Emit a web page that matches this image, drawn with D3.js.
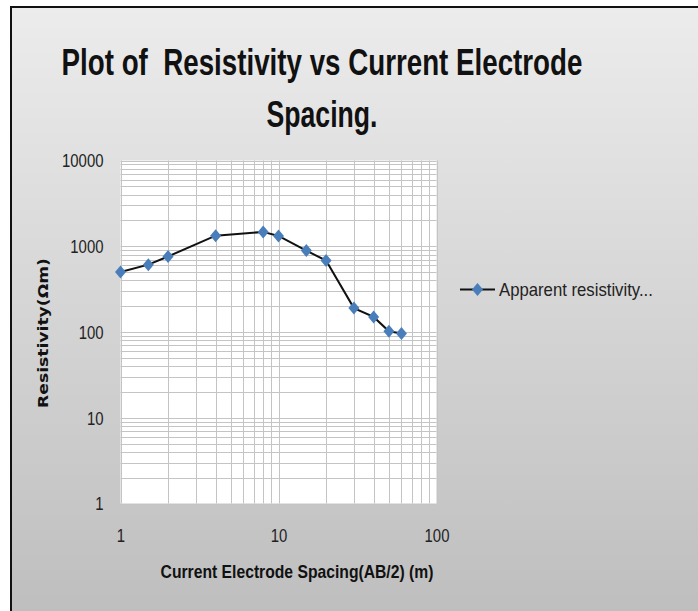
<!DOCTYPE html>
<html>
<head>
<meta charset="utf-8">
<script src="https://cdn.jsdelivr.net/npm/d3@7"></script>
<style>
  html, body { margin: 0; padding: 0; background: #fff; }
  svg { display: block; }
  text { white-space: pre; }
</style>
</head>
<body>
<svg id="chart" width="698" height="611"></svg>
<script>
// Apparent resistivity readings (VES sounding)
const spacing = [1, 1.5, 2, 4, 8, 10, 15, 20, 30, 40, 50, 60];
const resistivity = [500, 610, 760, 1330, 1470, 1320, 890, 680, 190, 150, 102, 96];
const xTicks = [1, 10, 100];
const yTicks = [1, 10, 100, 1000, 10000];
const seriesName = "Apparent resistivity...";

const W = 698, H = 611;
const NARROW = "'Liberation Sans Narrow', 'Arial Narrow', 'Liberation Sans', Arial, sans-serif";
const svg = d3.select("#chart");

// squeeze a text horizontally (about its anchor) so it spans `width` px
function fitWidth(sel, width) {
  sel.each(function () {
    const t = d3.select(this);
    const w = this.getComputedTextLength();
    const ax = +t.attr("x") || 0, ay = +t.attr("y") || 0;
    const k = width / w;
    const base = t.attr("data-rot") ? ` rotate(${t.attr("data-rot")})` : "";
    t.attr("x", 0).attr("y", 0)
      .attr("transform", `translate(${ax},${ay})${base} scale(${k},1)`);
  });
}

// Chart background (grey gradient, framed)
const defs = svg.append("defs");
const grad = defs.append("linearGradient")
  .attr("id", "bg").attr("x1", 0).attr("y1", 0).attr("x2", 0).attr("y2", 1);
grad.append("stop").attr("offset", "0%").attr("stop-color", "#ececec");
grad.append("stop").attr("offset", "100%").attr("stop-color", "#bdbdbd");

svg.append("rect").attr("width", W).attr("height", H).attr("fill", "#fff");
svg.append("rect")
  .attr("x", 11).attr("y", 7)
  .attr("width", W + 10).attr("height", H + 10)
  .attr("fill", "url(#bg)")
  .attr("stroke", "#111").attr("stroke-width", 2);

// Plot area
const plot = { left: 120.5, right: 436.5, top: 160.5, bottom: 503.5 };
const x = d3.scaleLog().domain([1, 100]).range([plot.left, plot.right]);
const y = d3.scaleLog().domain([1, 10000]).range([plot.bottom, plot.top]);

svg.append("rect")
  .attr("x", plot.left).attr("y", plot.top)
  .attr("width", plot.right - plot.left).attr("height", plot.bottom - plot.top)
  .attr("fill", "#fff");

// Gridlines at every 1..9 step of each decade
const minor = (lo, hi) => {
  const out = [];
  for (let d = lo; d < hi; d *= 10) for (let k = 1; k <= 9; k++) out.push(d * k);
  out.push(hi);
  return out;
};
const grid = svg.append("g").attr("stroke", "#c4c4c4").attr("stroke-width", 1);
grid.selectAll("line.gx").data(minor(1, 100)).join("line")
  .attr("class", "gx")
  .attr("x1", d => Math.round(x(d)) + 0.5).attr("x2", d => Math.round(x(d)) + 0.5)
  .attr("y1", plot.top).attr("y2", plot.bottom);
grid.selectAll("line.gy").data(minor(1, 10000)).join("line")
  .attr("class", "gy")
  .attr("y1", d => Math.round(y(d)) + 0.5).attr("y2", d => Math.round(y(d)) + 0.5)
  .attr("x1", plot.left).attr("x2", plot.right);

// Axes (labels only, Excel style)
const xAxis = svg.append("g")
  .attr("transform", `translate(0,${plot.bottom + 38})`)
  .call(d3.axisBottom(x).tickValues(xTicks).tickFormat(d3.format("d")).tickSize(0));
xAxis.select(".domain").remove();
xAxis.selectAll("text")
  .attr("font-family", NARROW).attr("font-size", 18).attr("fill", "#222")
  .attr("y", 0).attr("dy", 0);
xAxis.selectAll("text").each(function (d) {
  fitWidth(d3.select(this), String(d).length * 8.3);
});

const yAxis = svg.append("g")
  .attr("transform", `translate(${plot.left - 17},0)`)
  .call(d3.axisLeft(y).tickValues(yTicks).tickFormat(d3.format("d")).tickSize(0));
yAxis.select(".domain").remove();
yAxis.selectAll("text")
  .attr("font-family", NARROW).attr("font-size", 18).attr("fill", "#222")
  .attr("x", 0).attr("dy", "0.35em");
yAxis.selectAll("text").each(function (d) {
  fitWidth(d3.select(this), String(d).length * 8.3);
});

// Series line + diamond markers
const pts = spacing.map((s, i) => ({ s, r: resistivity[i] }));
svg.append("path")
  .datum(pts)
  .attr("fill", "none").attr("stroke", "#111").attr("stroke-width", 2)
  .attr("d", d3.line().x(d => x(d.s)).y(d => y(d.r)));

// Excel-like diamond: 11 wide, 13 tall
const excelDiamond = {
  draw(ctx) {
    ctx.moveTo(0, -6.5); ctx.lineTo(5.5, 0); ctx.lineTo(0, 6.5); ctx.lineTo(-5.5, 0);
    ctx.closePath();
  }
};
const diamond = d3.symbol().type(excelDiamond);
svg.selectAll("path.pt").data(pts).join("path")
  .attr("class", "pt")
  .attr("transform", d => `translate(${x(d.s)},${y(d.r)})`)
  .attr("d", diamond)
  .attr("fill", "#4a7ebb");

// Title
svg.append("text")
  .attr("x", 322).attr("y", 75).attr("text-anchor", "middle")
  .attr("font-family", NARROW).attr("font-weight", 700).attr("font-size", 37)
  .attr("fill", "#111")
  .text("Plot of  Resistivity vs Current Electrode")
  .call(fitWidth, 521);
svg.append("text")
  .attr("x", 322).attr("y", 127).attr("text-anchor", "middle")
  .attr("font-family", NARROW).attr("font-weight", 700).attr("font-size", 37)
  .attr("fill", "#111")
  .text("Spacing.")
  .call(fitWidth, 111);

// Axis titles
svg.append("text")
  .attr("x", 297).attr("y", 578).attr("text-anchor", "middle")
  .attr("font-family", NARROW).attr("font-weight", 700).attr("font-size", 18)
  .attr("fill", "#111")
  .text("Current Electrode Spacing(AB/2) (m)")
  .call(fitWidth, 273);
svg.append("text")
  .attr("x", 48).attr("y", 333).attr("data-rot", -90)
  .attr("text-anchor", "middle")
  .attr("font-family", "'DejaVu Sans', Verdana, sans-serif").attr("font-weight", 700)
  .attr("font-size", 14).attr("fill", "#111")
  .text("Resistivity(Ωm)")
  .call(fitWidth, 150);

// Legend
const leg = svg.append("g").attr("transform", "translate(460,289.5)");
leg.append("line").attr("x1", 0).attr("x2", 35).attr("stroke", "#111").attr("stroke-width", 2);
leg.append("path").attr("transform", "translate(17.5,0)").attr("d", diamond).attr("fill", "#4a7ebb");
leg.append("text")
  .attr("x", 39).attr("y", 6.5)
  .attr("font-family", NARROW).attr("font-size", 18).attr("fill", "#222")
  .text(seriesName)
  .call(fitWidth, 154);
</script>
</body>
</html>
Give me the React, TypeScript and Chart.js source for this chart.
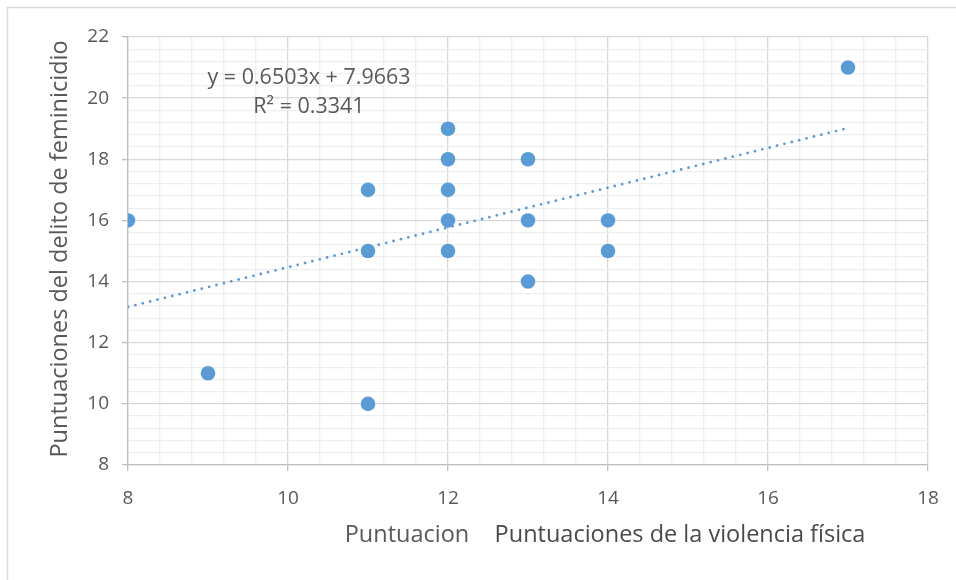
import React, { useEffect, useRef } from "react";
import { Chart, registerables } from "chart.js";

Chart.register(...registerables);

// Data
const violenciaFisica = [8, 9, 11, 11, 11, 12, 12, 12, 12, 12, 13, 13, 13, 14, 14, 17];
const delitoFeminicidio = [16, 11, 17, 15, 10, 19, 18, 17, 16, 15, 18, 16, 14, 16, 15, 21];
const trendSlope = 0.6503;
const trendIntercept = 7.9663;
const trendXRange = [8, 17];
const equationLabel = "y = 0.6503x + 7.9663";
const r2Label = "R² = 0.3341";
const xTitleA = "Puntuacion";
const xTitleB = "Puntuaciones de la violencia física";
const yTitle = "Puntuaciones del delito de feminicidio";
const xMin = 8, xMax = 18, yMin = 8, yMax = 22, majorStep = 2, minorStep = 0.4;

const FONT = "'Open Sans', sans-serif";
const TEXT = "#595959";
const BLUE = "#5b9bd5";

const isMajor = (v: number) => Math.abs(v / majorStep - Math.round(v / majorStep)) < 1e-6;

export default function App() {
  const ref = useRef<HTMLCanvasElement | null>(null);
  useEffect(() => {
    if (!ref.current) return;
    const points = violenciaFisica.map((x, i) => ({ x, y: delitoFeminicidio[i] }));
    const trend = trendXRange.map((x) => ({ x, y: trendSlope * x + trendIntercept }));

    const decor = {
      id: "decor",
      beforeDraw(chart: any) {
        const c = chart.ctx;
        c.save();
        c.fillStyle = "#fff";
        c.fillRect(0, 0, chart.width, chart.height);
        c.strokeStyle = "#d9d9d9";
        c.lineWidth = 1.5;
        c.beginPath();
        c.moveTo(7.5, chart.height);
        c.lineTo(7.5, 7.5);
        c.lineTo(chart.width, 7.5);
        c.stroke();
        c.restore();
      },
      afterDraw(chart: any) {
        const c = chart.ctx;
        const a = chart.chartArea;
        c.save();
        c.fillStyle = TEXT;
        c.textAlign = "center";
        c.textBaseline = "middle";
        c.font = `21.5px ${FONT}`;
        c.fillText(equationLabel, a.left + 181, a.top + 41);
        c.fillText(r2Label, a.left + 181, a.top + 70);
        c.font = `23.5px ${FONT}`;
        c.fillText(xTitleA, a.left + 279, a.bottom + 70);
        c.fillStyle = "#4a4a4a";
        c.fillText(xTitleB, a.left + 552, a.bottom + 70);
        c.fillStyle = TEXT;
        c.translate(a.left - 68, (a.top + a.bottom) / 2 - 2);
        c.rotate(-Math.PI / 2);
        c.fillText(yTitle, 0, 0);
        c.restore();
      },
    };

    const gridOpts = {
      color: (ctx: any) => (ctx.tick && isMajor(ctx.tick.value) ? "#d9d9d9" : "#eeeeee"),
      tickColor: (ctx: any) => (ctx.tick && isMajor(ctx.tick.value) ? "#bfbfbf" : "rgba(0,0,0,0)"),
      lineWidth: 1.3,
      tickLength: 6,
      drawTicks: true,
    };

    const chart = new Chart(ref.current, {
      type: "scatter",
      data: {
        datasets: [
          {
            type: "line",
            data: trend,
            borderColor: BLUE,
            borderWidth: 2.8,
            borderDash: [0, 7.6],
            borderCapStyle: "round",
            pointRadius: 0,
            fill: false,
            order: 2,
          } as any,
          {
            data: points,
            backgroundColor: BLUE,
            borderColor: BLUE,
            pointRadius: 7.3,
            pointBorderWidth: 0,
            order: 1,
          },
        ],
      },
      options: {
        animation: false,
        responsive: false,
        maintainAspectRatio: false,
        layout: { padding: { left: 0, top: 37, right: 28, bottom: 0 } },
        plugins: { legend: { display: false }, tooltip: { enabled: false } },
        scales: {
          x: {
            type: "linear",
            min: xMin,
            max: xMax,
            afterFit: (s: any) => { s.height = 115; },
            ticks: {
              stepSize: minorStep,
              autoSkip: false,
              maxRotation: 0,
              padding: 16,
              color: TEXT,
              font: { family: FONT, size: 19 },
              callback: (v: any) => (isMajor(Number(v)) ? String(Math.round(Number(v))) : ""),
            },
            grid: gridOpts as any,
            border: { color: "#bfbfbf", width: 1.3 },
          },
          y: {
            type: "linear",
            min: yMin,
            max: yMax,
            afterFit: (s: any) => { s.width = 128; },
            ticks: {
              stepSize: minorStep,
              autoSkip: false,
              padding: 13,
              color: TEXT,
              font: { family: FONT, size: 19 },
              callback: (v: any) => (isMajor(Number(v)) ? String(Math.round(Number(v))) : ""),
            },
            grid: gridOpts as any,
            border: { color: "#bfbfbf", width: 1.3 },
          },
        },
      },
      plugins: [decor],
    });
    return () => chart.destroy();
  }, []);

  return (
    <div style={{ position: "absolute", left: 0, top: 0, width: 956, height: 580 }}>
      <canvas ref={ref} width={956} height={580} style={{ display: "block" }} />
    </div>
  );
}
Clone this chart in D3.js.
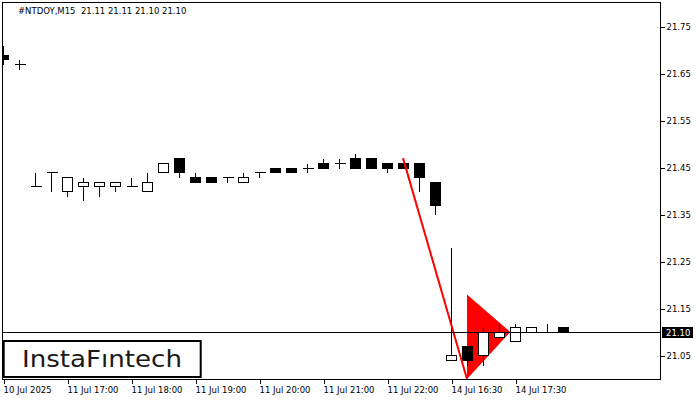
········
__WHAT YOU ARE ASKED TO DO__:
Gather all lines where the word "this" appears.

__THE ANSWER__:
Emit a web page that matches this image, drawn with D3.js.
    const t = d3.select(this);
    const w = this.getComputedTextLength();
  fitWidth(d3.select(this), String(d).length * 8.3);
  fitWidth(d3.select(this), String(d).length * 8.3);
Give me the React, TypeScript and Chart.js source for this chart.
Clone this chart in D3.js.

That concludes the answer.